Бартошу понравилась решительность Сламы и его желание работать, и он сейчас же согласился.
Когда Бартош вернулся в свою мышиную нору в конце коридора, чтобы освободить стол, то с удивлением осознал, что почти рад, хотя и привык к одиночеству. Он спрашивал себя, нет ли в нем какой-то перемены оттого, что он, лежа на больничной койке вместе с десятком больных, слушал их вздохи и рассказы, чтобы скоротать вечера. Глупости! Бартош не служил в армии и не знал особой прелести дружбы, объединяющей мужчин одной казармы; взрослый, он жил всегда один, и его общение с людьми ограничивалось встречами с товарищами на партийных собраниях, и вдруг теперь одиночество стало ему как-то в тягость.
Странно! Вчера вечером, вернувшись из больницы, он понял, что ему недостает пустяковой болтовни людей вокруг и холостяцкая комнатка нагоняет на него уныние. Он решил, что пойдет куда-нибудь, но вдруг снова с удивлением убедился, что идти, собственно, некуда. У него не было друзей и таких знакомых, у которых вечером он мог бы со спокойной совестью нажать кнопку звонка; он перебрал несколько лиц из комитета и отказался от этой затеи, стоит только представить себе, с каким изумлением его встретят, если он ни с того ни с сего появится у их дверей; возможно, что они бы даже немного испугались, подумали, что случилось что-то чрезвычайное, значит, лучше не надо! В кино ему не хотелось и еще меньше в кафе. Табачный дым зря соблазнял бы его, возможно, что пришлось бы слушать мяуканье оркестра, — куда уж! Он решительно все отверг и, так как в комнате было сыро и холодно, залез, как хомяк, под перину, немножко почитал, и после некоторых усилий ему удалось заснуть.
«Странные у тебя идеи, Бартош, — подумал он, когда сейчас вспомнил об этом. — На старости лет тебе хочется болтать о пустяках, как скучающей буржуазной дамочке».

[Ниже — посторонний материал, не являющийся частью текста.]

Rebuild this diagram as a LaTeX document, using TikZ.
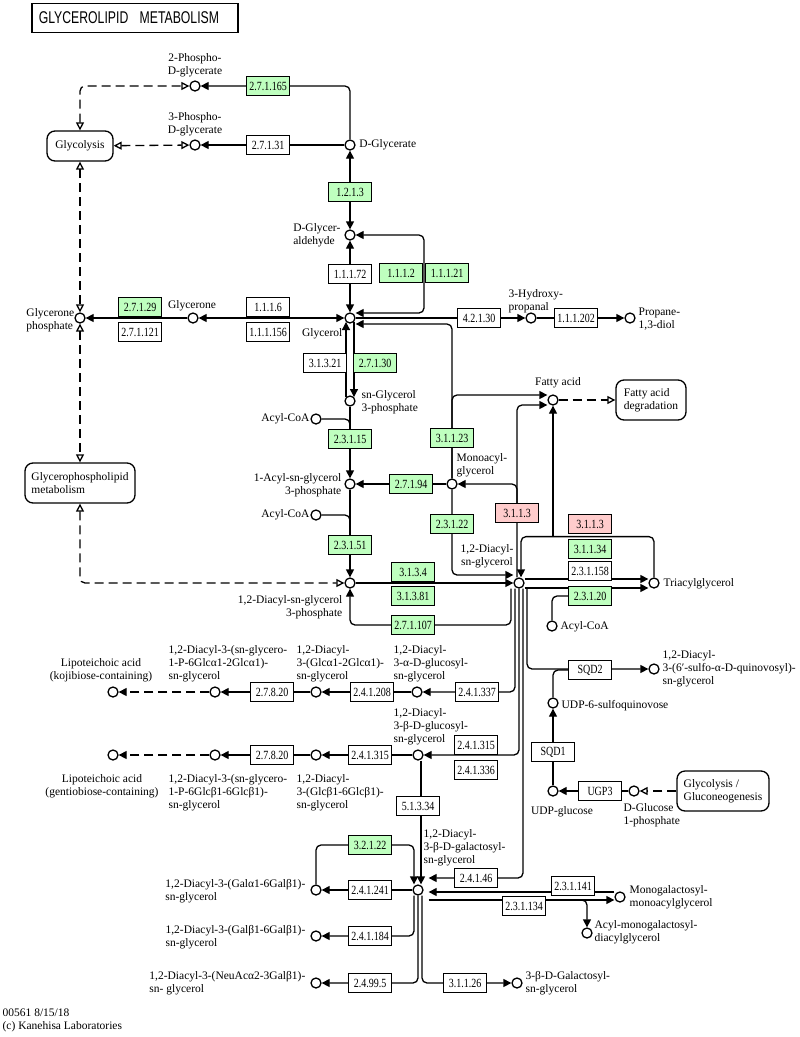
\documentclass[tikz,border=0pt]{standalone}
\usepackage{fontspec}
\setmainfont{Liberation Serif}
\newfontfamily\ecfamily[FakeStretch=0.8]{Liberation Serif}
\newfontfamily\ttlfamily[FakeStretch=0.72]{Liberation Sans}
\usetikzlibrary{arrows.meta,positioning,calc,backgrounds}
\definecolor{kegggreen}{RGB}{191,255,191}
\definecolor{keggpink}{RGB}{255,204,204}
\newcommand{\cpdfont}{\fontsize{11.5}{13}\selectfont}
\newcommand{\ecfont}{\ecfamily\fontsize{12.5}{13}\selectfont}

\begin{document}
\begin{tikzpicture}[
  x=1pt, y=-1pt, line width=1.3pt,
  >={Triangle[length=8pt,width=8pt]},
  ot/.tip={Triangle[open,length=8pt,width=8pt]},
  cpd/.style={circle, draw, fill=white, inner sep=0pt, minimum size=10pt, line width=1.3pt},
  lbl/.style={inner sep=0pt, align=left, font=\cpdfont},
  ec/.style={draw, fill=white, minimum width=43pt, minimum height=19pt, inner sep=0pt, font=\ecfont, line width=1.2pt},
  ecg/.style={ec, fill=kegggreen},
  ecp/.style={ec, fill=keggpink},
  mapbox/.style={draw, rounded corners=8pt, align=left, font=\cpdfont, inner sep=0pt, line width=1.3pt},
  rc/.style={rounded corners=5pt},
  dsh/.style={dash pattern=on 9pt off 5pt}
]
\useasboundingbox (0,0) rectangle (800,1037);

\node[draw, line width=1.6pt, anchor=west, text width=192pt, inner xsep=7pt, minimum height=29pt, align=left,
  font=\ttlfamily\fontsize{17}{17}\selectfont] (title) at (31,18) {GLYCEROLIPID\ \ METABOLISM};

% pathway maps
\node[mapbox, minimum width=66pt, minimum height=30pt] (glycolysis) at (80,146) {Glycolysis};
\node[mapbox, minimum width=110pt, minimum height=40pt] (gpl) at (80,483) {Glycerophospholipid\\metabolism};
\node[mapbox, minimum width=70pt, minimum height=40pt] (fadeg) at (651,400) {Fatty acid\\degradation};
\node[mapbox, minimum width=92pt, minimum height=40pt] (glyneo) at (723,791) {Glycolysis /\\Gluconeogenesis};

% compounds
\node[cpd] (pgA) at (195,86) {};
\node[lbl, align=center] (pgAt) at (195,65) {2-Phospho-\\D-glycerate};
\node[cpd] (pgB) at (195,145) {};
\node[lbl, align=center] (pgBt) at (195,124) {3-Phospho-\\D-glycerate};
\node[cpd] (dgt) at (350,145) {};
\node[lbl, right=3pt of dgt] (dgtt) {D-Glycerate};
\node[cpd] (dgal) at (350,235) {};
\node[lbl, anchor=east] (dgalt) at (341,235) {D-Glycer-\\aldehyde};
\node[cpd] (gol) at (350,318) {};
\node[lbl, anchor=east] (golt) at (343,334) {Glycerol};
\node[cpd] (gone) at (193,318) {};
\node[lbl] (gonet) at (192,306) {Glycerone};
\node[cpd] (gp) at (80,318) {};
\node[lbl, anchor=east] (gpt) at (75,320) {Glycerone\\phosphate};
\node[cpd] (hpal) at (531,318) {};
\node[lbl, anchor=west] (hpalt) at (508,301) {3-Hydroxy-\\propanal};
\node[cpd] (pdiol) at (630,318) {};
\node[lbl, anchor=west] (pdiolt) at (638,319) {Propane-\\1,3-diol};
\node[cpd] (g3p) at (350,401) {};
\node[lbl, anchor=west] (g3pt) at (361,402) {sn-Glycerol\\3-phosphate};
\node[cpd] (acoa1) at (316,419) {};
\node[lbl, anchor=east] (acoa1t) at (310,419) {Acyl-CoA};
\node[cpd] (lpa) at (350,484) {};
\node[lbl, anchor=east, align=right] (lpat) at (342,485) {1-Acyl-sn-glycerol\\3-phosphate};
\node[cpd] (acoa2) at (316,515) {};
\node[lbl, anchor=east] (acoa2t) at (310,515) {Acyl-CoA};
\node[cpd] (pa) at (350,583) {};
\node[lbl, anchor=east, align=right] (pat) at (343,607) {1,2-Diacyl-sn-glycerol\\3-phosphate};
\node[cpd] (mag) at (452,484) {};
\node[lbl, anchor=west] (magt) at (456,465) {Monoacyl-\\glycerol};
\node[cpd] (dag) at (519,583) {};
\node[lbl, align=center] (dagt) at (487,556) {1,2-Diacyl-\\sn-glycerol};
\node[cpd] (fa) at (553,400) {};
\node[lbl] (fat) at (558,383) {Fatty acid};
\node[cpd] (tag) at (654,583) {};
\node[lbl, anchor=west] (tagt) at (663,584) {Triacylglycerol};
\node[cpd] (acoa3) at (552,626) {};
\node[lbl, anchor=west] (acoa3t) at (560,627) {Acyl-CoA};

\node[cpd] (glcA) at (417,692) {};
\node[lbl, anchor=west] (glcAt) at (393,664) {1,2-Diacyl-\\3-α-D-glucosyl-\\sn-glycerol};
\node[cpd] (dglcA) at (316,692) {};
\node[lbl, anchor=west] (dglcAt) at (296,664) {1,2-Diacyl-\\3-(Glcα1-2Glcα1)-\\sn-glycerol};
\node[cpd] (ltaApre) at (215,692) {};
\node[lbl, anchor=west] (ltaAt) at (168,664) {1,2-Diacyl-3-(sn-glycero-\\1-P-6Glcα1-2Glcα1)-\\sn-glycerol};
\node[cpd] (ltaA) at (113,692) {};
\node[lbl, align=center] (ltaAl) at (101,670) {Lipoteichoic acid\\(kojibiose-containing)};

\node[cpd] (glcB) at (418,755) {};
\node[lbl, anchor=west] (glcBt) at (393,727) {1,2-Diacyl-\\3-β-D-glucosyl-\\sn-glycerol};
\node[cpd] (dglcB) at (316,755) {};
\node[lbl, anchor=west] (dglcBt) at (296,793) {1,2-Diacyl-\\3-(Glcβ1-6Glcβ1)-\\sn-glycerol};
\node[cpd] (ltaBpre) at (215,755) {};
\node[lbl, anchor=west] (ltaBt) at (168,793) {1,2-Diacyl-3-(sn-glycero-\\1-P-6Glcβ1-6Glcβ1)-\\sn-glycerol};
\node[cpd] (ltaB) at (113,755) {};
\node[lbl, align=center] (ltaBl) at (102,786) {Lipoteichoic acid\\(gentiobiose-containing)};

\node[cpd] (mgdg) at (418,890) {};
\node[lbl, anchor=west] (mgdgt) at (423,848) {1,2-Diacyl-\\3-β-D-galactosyl-\\sn-glycerol};
\node[cpd] (dgdg) at (316,890) {};
\node[lbl, anchor=east] (dgdgt) at (306,891) {1,2-Diacyl-3-(Galα1-6Galβ1)-\\sn-glycerol};
\node[cpd] (ggdg) at (316,936) {};
\node[lbl, anchor=east] (ggdgt) at (306,937) {1,2-Diacyl-3-(Galβ1-6Galβ1)-\\sn-glycerol};
\node[cpd] (sgdg) at (316,983) {};
\node[lbl, anchor=east] (sgdgt) at (306,983) {1,2-Diacyl-3-(NeuAcα2-3Galβ1)-\\sn- glycerol};
\node[cpd] (mgmg) at (620,897) {};
\node[lbl, anchor=west] (mgmgt) at (629,897) {Monogalactosyl-\\monoacylglycerol};
\node[cpd] (amgdg) at (587,933) {};
\node[lbl, anchor=west] (amgdgt) at (594,932) {Acyl-monogalactosyl-\\diacylglycerol};
\node[cpd] (galgol) at (517,983) {};
\node[lbl, anchor=west] (galgolt) at (525,983) {3-β-D-Galactosyl-\\sn-glycerol};

\node[cpd] (sqdg) at (654,669) {};
\node[lbl, anchor=west] (sqdgt) at (662,669) {1,2-Diacyl-\\3-(6′-sulfo-α-D-quinovosyl)-\\sn-glycerol};
\node[cpd] (udpsq) at (553,703) {};
\node[lbl, anchor=west] (udpsqt) at (561,706) {UDP-6-sulfoquinovose};
\node[cpd] (udpg) at (553,791) {};
\node[lbl] (udpgt) at (562,812) {UDP-glucose};
\node[cpd] (g1p) at (634,791) {};
\node[lbl, anchor=west] (g1pt) at (623,815) {D-Glucose\\1-phosphate};

% enzymes
\node[ecg] (e27165) at (268,86) {2.7.1.165};
\node[ec] (e27131) at (268,145) {2.7.1.31};
\node[ecg] (e1213) at (350,192) {1.2.1.3};
\node[ec] (e11172) at (350,274) {1.1.1.72};
\node[ecg] (e1112) at (401,273) {1.1.1.2};
\node[ecg] (e11121) at (447,273) {1.1.1.21};
\node[ec] (e1116) at (268,307) {1.1.1.6};
\node[ec] (e111156) at (268,332) {1.1.1.156};
\node[ecg] (e27129) at (140,307) {2.7.1.29};
\node[ec] (e271121) at (140,332) {2.7.1.121};
\node[ec] (e42130) at (479,318) {4.2.1.30};
\node[ec] (e111202) at (576,318) {1.1.1.202};
\node[ec] (e31321) at (325,363) {3.1.3.21};
\node[ecg] (e27130) at (375,363) {2.7.1.30};
\node[ecg] (e23115) at (350,439) {2.3.1.15};
\node[ecg] (e23151) at (350,545) {2.3.1.51};
\node[ecg] (e31123) at (452,438) {3.1.1.23};
\node[ecg] (e27194) at (411,484) {2.7.1.94};
\node[ecg] (e23122) at (452,524) {2.3.1.22};
\node[ecp] (e3113a) at (517,513) {3.1.1.3};
\node[ecp] (e3113b) at (590,524) {3.1.1.3};
\node[ecg] (e31134) at (590,549) {3.1.1.34};
\node[ec] (e231158) at (590,571) {2.3.1.158};
\node[ecg] (e23120) at (590,596) {2.3.1.20};
\node[ecg] (e3134) at (413,572) {3.1.3.4};
\node[ecg] (e31381) at (413,596) {3.1.3.81};
\node[ecg] (e271107) at (413,625) {2.7.1.107};
\node[ec] (e241337) at (477,692) {2.4.1.337};
\node[ec] (e241208) at (372,692) {2.4.1.208};
\node[ec] (e2782a) at (272,692) {2.7.8.20};
\node[ec] (e241315a) at (476,745) {2.4.1.315};
\node[ec] (e241336) at (476,770) {2.4.1.336};
\node[ec] (e241315b) at (370,755) {2.4.1.315};
\node[ec] (e2782b) at (272,755) {2.7.8.20};
\node[ec] (e51334) at (418,806) {5.1.3.34};
\node[ecg] (e32122) at (370,845) {3.2.1.22};
\node[ec] (e241241) at (370,890) {2.4.1.241};
\node[ec] (e241184) at (370,936) {2.4.1.184};
\node[ec] (e24995) at (370,983) {2.4.99.5};
\node[ec] (e24146) at (476,878) {2.4.1.46};
\node[ec] (e231141) at (573,886) {2.3.1.141};
\node[ec] (e231134) at (524,906) {2.3.1.134};
\node[ec] (e31126) at (465,983) {3.1.1.26};
\node[ec] (sqd2) at (590,670) {SQD2};
\node[ec] (sqd1) at (553,752) {SQD1};
\node[ec] (ugp3) at (600,791) {UGP3};

\node[lbl, anchor=west] (foot) at (2,1020) {00561 8/15/18\\(c) Kanehisa Laboratories};

\coordinate (tagrow) at ([yshift=-2.5pt]e3113b.south);
\coordinate (dagup) at ([xshift=-2pt]dag.north);
\coordinate (dagin) at ([xshift=2pt]dag.north);

\begin{pgfonlayer}{background}
\begin{scope}[line width=1.3pt]
\draw[rc,->] (dgt) |- (pgA);
\draw[->] (dgt) -- (pgB);
\draw[dsh,rc,ot-ot] (glycolysis) |- (pgA);
\draw[dsh,ot-ot] (glycolysis) -- (pgB);
\draw[<->] (dgal) -- (dgt);
\draw[<->] (dgal) -- (gol);
\draw[rc,<->] (dgal) -| ($(e1112.east)!0.5!(e11121.west)$) |- ([yshift=5pt]gol.east);
\draw[->] (gol) -- (hpal);
\draw[->] (hpal) -- (pdiol);
\draw[<->] (gone) -- (gol);
\draw[->] (gone) -- (gp);
\draw[dsh,ot-ot] (glycolysis) -- (gp);
\draw[dsh,ot-ot] (gp) -- (gpl);
\draw[dsh,rc,ot-ot] (gpl) |- (pa);
\draw[->] (g3p.north west) -- (gol.south west);
\draw[->] (gol.south east) -- (g3p.north east);
\draw[->] (g3p) -- (lpa);
\draw[rc] (acoa1) -| (e23115.north);
\draw[->] (lpa) -- (pa);
\draw[rc] (acoa2) -| (e23151.north);
\draw[->] (mag) -- (lpa);
\draw[rc,->] (mag) |- ([yshift=-6pt]gol.east);
\draw[rc,->] (mag) |- ([yshift=5pt]fa.west);
\draw[rc,->] (dagup) |- ([yshift=-5pt]fa.west);
\draw[rc,->] (e3113a.north -| dagup) |- (mag);
\draw[rc,->] (mag) |- ([yshift=8pt]dag.west);
\draw[->] (pa) -- (dag);
\draw[rc,->] ([xshift=-8pt]dag.south) |- (e271107.center) -| (pa);
\draw[->] ($(dag.east)+(0,-4)$) -- ($(tag.west)+(0,-4)$);
\draw[->] ($(dag.east)+(0,5)$) -- ($(tag.west)+(0,5)$);
\draw[rc] (acoa3) |- (e23120.west);
\draw[rc,->] (tag) |- (tagrow -| dagin) -- (dagin);
\draw[->] (fa |- tagrow) -- (fa);
\draw[dsh,-ot] (fa) -- (fadeg);
\draw[rc,->] ([xshift=-4pt]dag.south) |- (glcA);
\draw[rc,->] (dag.south) |- (glcB);
\draw[rc,->] ([xshift=4pt]dag.south) |- ([xshift=5pt,yshift=12pt]mgdg.east);
\draw[rc,->] ([xshift=8pt]dag.south) |- (sqdg);
\draw[rc] (udpsq) |- (sqd2.west);
\draw[->] (udpg) -- (udpsq);
\draw[->] (g1p) -- (udpg);
\draw[dsh,-ot] (glyneo) -- (g1p);
\draw[->] (glcA) -- (dglcA);
\draw[->] (dglcA) -- (ltaApre);
\draw[dsh,->] (ltaApre) -- (ltaA);
\draw[->] (glcB) -- (dglcB);
\draw[->] (dglcB) -- (ltaBpre);
\draw[dsh,->] (ltaBpre) -- (ltaB);
\draw[->] ([xshift=3pt]glcB.south) -- ([xshift=3pt]mgdg.north);
\draw[rc,->] (dgdg) |- (e32122.center) -| ([xshift=-4pt]mgdg.north);
\draw[->] (mgdg) -- (dgdg);
\draw[rc,->] ([xshift=-4pt]mgdg.south) |- (ggdg);
\draw[rc,->] (mgdg.south) |- (sgdg);
\draw[rc,->] ([xshift=4pt]mgdg.south) |- (galgol);
\draw[->] ($(mgmg.west)+(0,-5)$) -- ($(mgdg.east |- mgmg.west)+(5,-5)$);
\draw[->] ($(mgdg.east |- mgmg.west)+(5,3)$) -- ($(mgmg.west)+(0,3)$);
\draw[rc,->] ($(amgdg |- mgmg.west)+(-8,3)$) -| (amgdg);
\end{scope}
\end{pgfonlayer}
\end{tikzpicture}
\end{document}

Он сунул фотографию матери в ящик стола, чахлую крапиву поставил на окно, опасаясь доверить ее при переезде неосторожным рукам рабочих, затем присел за непривычно пустой стол и стал перелистывать записную книжку. В больнице прибавилось несколько незначительных записей, несколько попыток написать характеристики больных, но все они показались ему поверхностными, незаконченными, слабыми. Он хотел уже сунуть записную книжку в карман, когда на глаза ему попалась запись: «Франтишек Брих, доктор прав!..» И ряд вопросительных и восклицательных знаков. Интерес был пробужден. «Что же с ним? Возможно, в отделе контокоррентных счетов я не встречу его, должно быть, он уже прижился двумя этажами ниже». Но не успел он подумать над этой дразнящей любопытство неоконченной записью, как в каморку ворвалась крикливая кучка силачей, которые явились перенести его канцелярскую обстановку. Он покорно освободил им путь.